Paper specifications have been the norm for electronic product design. Marketing gathers customer requirements and writes them down. Procurement tracks the supply chain and sends reports to engineering. The system integrator often relies on email communication to subcontractors. The larger the paper trail, the more likely you are to introduce a design error.
Design and supply chain complexity make communication between project stakeholders a key factor in product success. Marketing needs to clearly express user requirements and use cases to engineering. Functional decomposition and validation are required across the development effort. The system designer and integrator need to provide clear specifications of subsystems to subcontractors and third-parties. This requires a detailed definition of subsystem boundaries and I/Os, as well as interactions with other subsystems.
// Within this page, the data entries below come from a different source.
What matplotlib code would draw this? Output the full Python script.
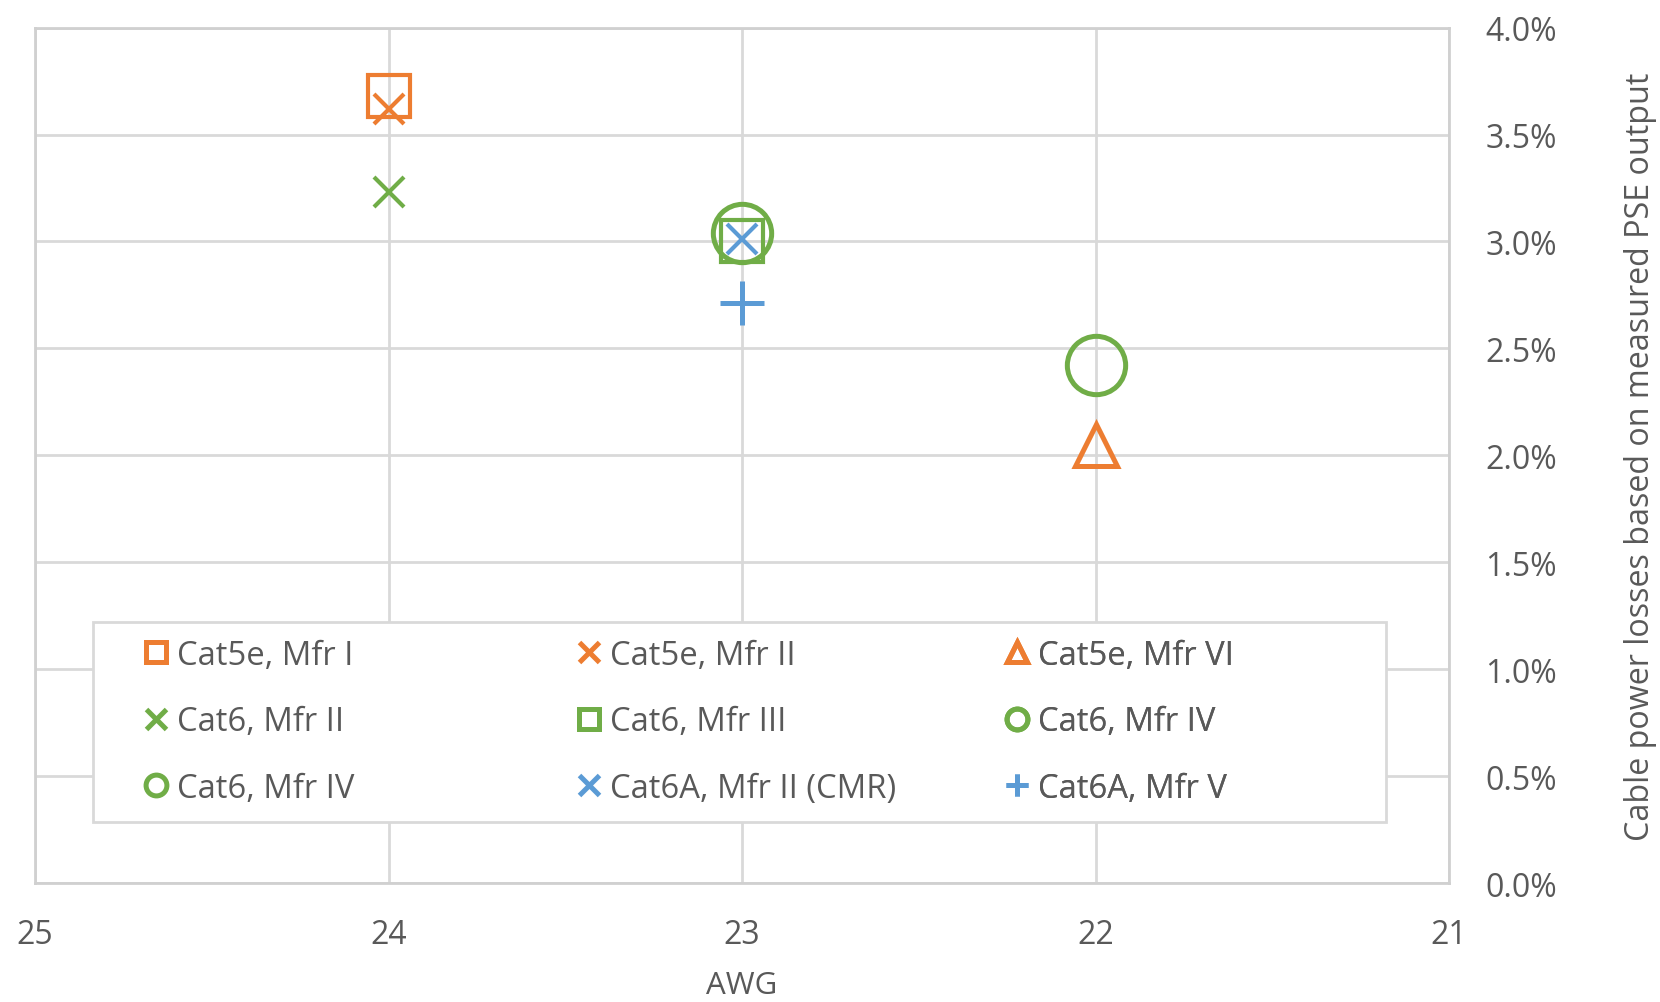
import matplotlib
matplotlib.use("Agg")
import matplotlib.pyplot as plt
from matplotlib.lines import Line2D
from matplotlib.patches import Rectangle

plt.rcParams['font.family'] = ['Open Sans', 'DejaVu Sans']

# Cable series: name, AWG, loss (% of measured PSE output)
series_names = ["Cat5e, Mfr I", "Cat5e, Mfr II", "Cat5e, Mfr VI",
                "Cat6, Mfr II", "Cat6, Mfr III", "Cat6, Mfr IV",
                "Cat6, Mfr IV", "Cat6A, Mfr II (CMR)", "Cat6A, Mfr V"]
awg = [24, 24, 22, 24, 23, 23, 22, 23, 23]
loss_pct = [3.68, 3.62, 2.05, 3.23, 3.00, 3.04, 2.42, 3.01, 2.71]

x_ticks = [25, 24, 23, 22, 21]
y_ticks = [0.0, 0.5, 1.0, 1.5, 2.0, 2.5, 3.0, 3.5, 4.0]

ORANGE = "#ED7D31"
GREEN = "#70AD47"
BLUE = "#5B9BD5"
TEXT = "#595959"
GRID = "#D9D9D9"

colors = [ORANGE, ORANGE, ORANGE, GREEN, GREEN, GREEN, GREEN, BLUE, BLUE]
markers = ["s", "x", "^", "x", "s", "o", "o", "x", "+"]
# marker sizes (pt) in the plot area and in the legend
plot_ms = [30, 22, 30, 22, 30, 42, 42, 22, 31]
leg_ms = [15, 15, 15, 15, 15, 15, 15, 15, 16]
mew_plot = [3.0, 3.0, 3.6, 3.0, 3.0, 3.6, 3.6, 3.0, 3.6]

fig = plt.figure(figsize=(16.6, 10.03), dpi=100)
ax = fig.add_axes([0.0211, 0.1186, 0.8518, 0.8529])

for name, xv, yv, c, m, ms, mw in zip(series_names, awg, loss_pct, colors,
                                      markers, plot_ms, mew_plot):
    ax.plot([xv], [yv], linestyle="none", marker=m, markersize=ms,
            markerfacecolor="none", markeredgecolor=c, markeredgewidth=mw,
            label=name, zorder=3)

ax.set_xlim(25, 21)
ax.set_ylim(0, 4)
ax.set_xticks(x_ticks)
ax.set_xticklabels([str(v) for v in x_ticks])
ax.set_yticks(y_ticks)
ax.set_yticklabels([f"{v:.1f}%" for v in y_ticks])
ax.yaxis.tick_right()
ax.grid(True, color=GRID, linewidth=2.0, zorder=0)
ax.set_axisbelow(True)
ax.tick_params(axis="both", length=0, labelsize=23, labelcolor=TEXT)
ax.tick_params(axis="y", pad=26)
ax.tick_params(axis="x", pad=25)
for sp in ax.spines.values():
    sp.set_color("#D0D0D0")
    sp.set_linewidth(2.0)

ax.set_xlabel("AWG", fontsize=22.5, color=TEXT)
ax.xaxis.label.set(va="baseline")
ax.xaxis.set_label_coords(0.5, -0.1280)
ax.set_ylabel("Cable power losses based on measured PSE output",
              fontsize=23.2, color=TEXT)
ax.yaxis.set_label_position("right")
ax.yaxis.label.set(rotation=90, ha="center", va="center",
                   rotation_mode="anchor")
ax.yaxis.set_label_coords(1.1353, 0.5)

# legend frame
ax.add_patch(Rectangle((0.041, 0.0718), 0.9145, 0.2339,
                       transform=ax.transAxes, facecolor="white",
                       edgecolor=GRID, linewidth=2.0, zorder=4))

# three legend columns, entries ordered row by row
col_x = [0.074, 0.380, 0.683]
for ci in range(3):
    idx = [ci, ci + 3, ci + 6]
    handles = [Line2D([], [], linestyle="none", marker=markers[i],
                      markersize=leg_ms[i], markerfacecolor="none",
                      markeredgecolor=colors[i], markeredgewidth=3.6)
               for i in idx]
    labels = [series_names[i] for i in idx]
    leg = ax.legend(handles, labels, loc="center left",
                    bbox_to_anchor=(col_x[ci], 0.1886),
                    bbox_transform=ax.transAxes, frameon=False,
                    fontsize=23.6, handlelength=1.0, handletextpad=0.15,
                    borderpad=0, borderaxespad=0, labelspacing=1.02,
                    labelcolor=TEXT)
    leg.set_zorder(5)
    ax.add_artist(leg)

fig.savefig("out.png", dpi=100, facecolor="white")
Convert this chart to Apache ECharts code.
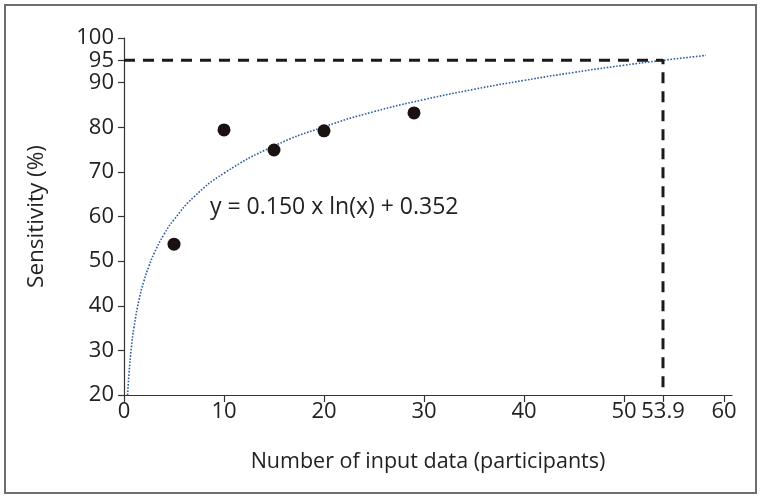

The system architecture determines performance, functionality, power consumption, and cost at an early stage. This stage establishes the design's value and defines the market competitiveness of the end product. Paper is no longer sufficient. Executable specifications are needed.
Executable specifications must be high level so that they are not dependent upon implementation artifacts. This helps avoid high modeling costs and effort while ensuring maximum flexibility. The specification should cover mixed hardware/software and application/platform descriptions. If they are not truly at the system level, they will not deliver an optimized architecture.
Equally important, the executable specification must be sharable. This necessitates that the models can be easily exchanged in electronic format and viewed independently from editing, similar to the way Acrobat Reader enables viewing documents in PDF format.